Mark Bradford

No. 83
- Position: Wide receiver

Personal information
- Born: October 7, 1984 (age 41) Los Angeles, California
- Listed height: 6 ft 2 in (1.88 m)
- Listed weight: 205 lb (93 kg)

Career information
- College: Stanford
- NFL draft: 2008: undrafted

Career history
- Dallas Cowboys (2008)*; San Francisco 49ers (2008–2009)*; California Redwoods (2009);
- * Offseason or practice squad member only

= Mark Bradford (American football) =

American football player (born 1984)

Mark Bradford (born October 7, 1984) is an American former professional football wide receiver. He played for the California Redwoods of the United Football League, and was signed by the Dallas Cowboys of the NFL as an undrafted free agent in 2008. He played college football at Stanford.

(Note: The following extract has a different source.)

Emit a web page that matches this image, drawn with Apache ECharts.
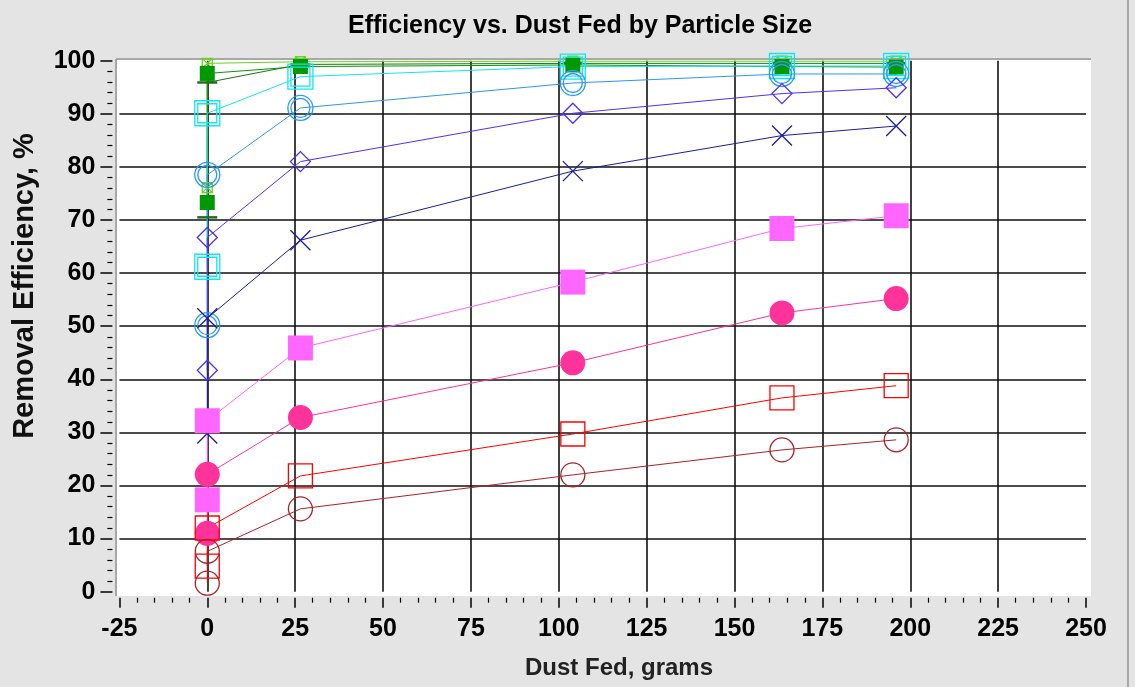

Bradford was also a member of the San Francisco 49ers.

==Early life==
Bradford graduated in 2003 from Fremont High School in Los Angeles, California and was one of the best receivers in the nation at the time, being ranked by PrepStar as the No.4 wide receiver in the country and as the No. 1 in the west. Not only talented as a wide receiver on the grid iron, Bradford was able to showcase his skills on the basketball court and was a two-time All-City selection in both sports. Mark played basketball for the Stanford Cardinal during his freshman and sophomore years of college but then quit to focus on football.